──────── Raw data
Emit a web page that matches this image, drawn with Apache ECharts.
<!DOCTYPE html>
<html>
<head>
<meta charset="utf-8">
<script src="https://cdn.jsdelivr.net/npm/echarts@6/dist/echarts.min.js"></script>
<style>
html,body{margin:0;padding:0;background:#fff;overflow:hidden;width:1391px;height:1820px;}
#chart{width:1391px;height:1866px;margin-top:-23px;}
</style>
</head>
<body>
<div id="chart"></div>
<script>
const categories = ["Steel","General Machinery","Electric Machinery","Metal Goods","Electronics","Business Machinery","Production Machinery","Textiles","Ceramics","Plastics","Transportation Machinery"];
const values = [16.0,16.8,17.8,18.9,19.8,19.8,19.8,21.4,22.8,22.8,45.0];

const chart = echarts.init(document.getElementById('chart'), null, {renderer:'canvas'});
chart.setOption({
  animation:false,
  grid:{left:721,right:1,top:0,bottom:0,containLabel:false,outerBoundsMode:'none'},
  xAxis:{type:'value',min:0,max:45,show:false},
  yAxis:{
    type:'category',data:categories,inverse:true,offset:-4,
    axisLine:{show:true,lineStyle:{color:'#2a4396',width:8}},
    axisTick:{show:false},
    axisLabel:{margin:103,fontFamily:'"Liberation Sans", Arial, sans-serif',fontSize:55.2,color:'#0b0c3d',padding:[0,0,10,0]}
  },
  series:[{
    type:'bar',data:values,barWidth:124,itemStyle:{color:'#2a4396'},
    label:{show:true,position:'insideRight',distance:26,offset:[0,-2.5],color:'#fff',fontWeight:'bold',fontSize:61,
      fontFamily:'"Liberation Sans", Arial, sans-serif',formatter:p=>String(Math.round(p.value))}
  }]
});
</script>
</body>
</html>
────────────────
-- Task --
Reproduce each line verbatim.

-- Exercise result --
Emit a web page that matches this image, drawn with Apache ECharts.
<!DOCTYPE html>
<html>
<head>
<meta charset="utf-8">
<script src="https://cdn.jsdelivr.net/npm/echarts@6/dist/echarts.min.js"></script>
<style>
html,body{margin:0;padding:0;background:#fff;overflow:hidden;width:1391px;height:1820px;}
#chart{width:1391px;height:1866px;margin-top:-23px;}
</style>
</head>
<body>
<div id="chart"></div>
<script>
const categories = ["Steel","General Machinery","Electric Machinery","Metal Goods","Electronics","Business Machinery","Production Machinery","Textiles","Ceramics","Plastics","Transportation Machinery"];
const values = [16.0,16.8,17.8,18.9,19.8,19.8,19.8,21.4,22.8,22.8,45.0];

const chart = echarts.init(document.getElementById('chart'), null, {renderer:'canvas'});
chart.setOption({
  animation:false,
  grid:{left:721,right:1,top:0,bottom:0,containLabel:false,outerBoundsMode:'none'},
  xAxis:{type:'value',min:0,max:45,show:false},
  yAxis:{
    type:'category',data:categories,inverse:true,offset:-4,
    axisLine:{show:true,lineStyle:{color:'#2a4396',width:8}},
    axisTick:{show:false},
    axisLabel:{margin:103,fontFamily:'"Liberation Sans", Arial, sans-serif',fontSize:55.2,color:'#0b0c3d',padding:[0,0,10,0]}
  },
  series:[{
    type:'bar',data:values,barWidth:124,itemStyle:{color:'#2a4396'},
    label:{show:true,position:'insideRight',distance:26,offset:[0,-2.5],color:'#fff',fontWeight:'bold',fontSize:61,
      fontFamily:'"Liberation Sans", Arial, sans-serif',formatter:p=>String(Math.round(p.value))}
  }]
});
</script>
</body>
</html>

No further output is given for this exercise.